Every branch in me that does not bear fruit he takes away, and every branch that does bear fruit he prunes, that it may bear more fruit. John 15:2

Almost September, so almost time to prune the Ninebark in front of the house. I am merciless. Whack ’em down to nearly nothing so that next spring they will sprout new green life and by summer be gloriously full of lush green leaves and tiny white sprigs. It’s certainly more fun to enjoy the beauty of the benefits than to engage in the actual hacking–I mean pruning.

So why has that been so hard to figure out in my own life? I’ve got the first part of John 15:2 down pat. That is, the part about my branches that don’t bear fruit being taken away. (Honestly, Lord, sometimes the blade cuts so close it scares me.) But it wasn’t until I read this verse two nights ago that the second half of the verse struck a chord – And every branch that does bear fruit, he prunes.

I read that to mean he is focusing his pruning where I’m already bearing fruit. And that gives me tremendous hope.

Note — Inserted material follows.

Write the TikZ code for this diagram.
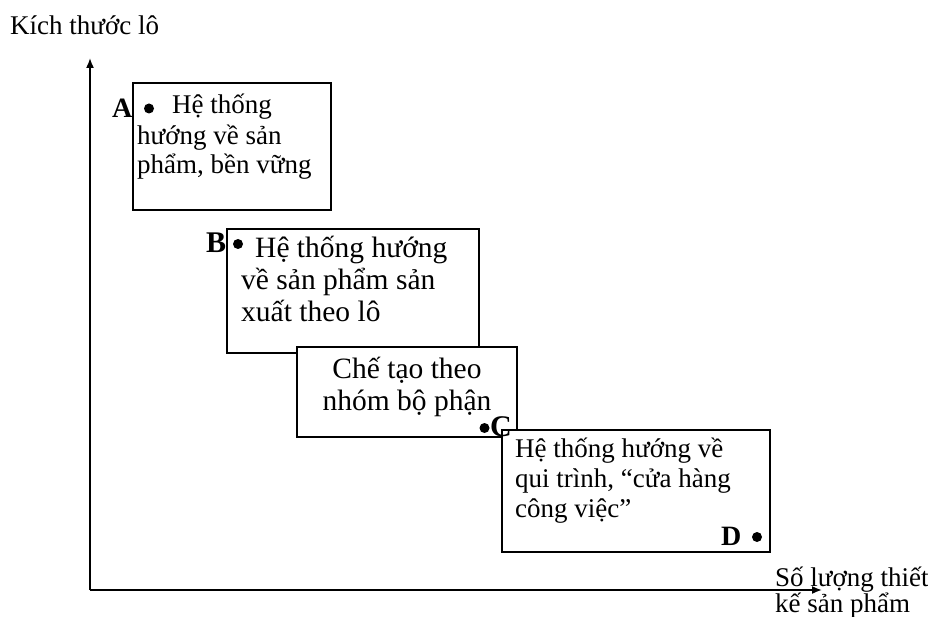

First because I wasn’t sure there was even a seed, let alone a trace of fruit. Second because sometimes I have so many worthless branches hanging all over me it’s a wonder he can still see me inside of that mess. But he does. And John 15:2 tells me that not only does he see me, he sees a bit of good. A bit of good that with expert trimming grows into something beautiful and worthwhile.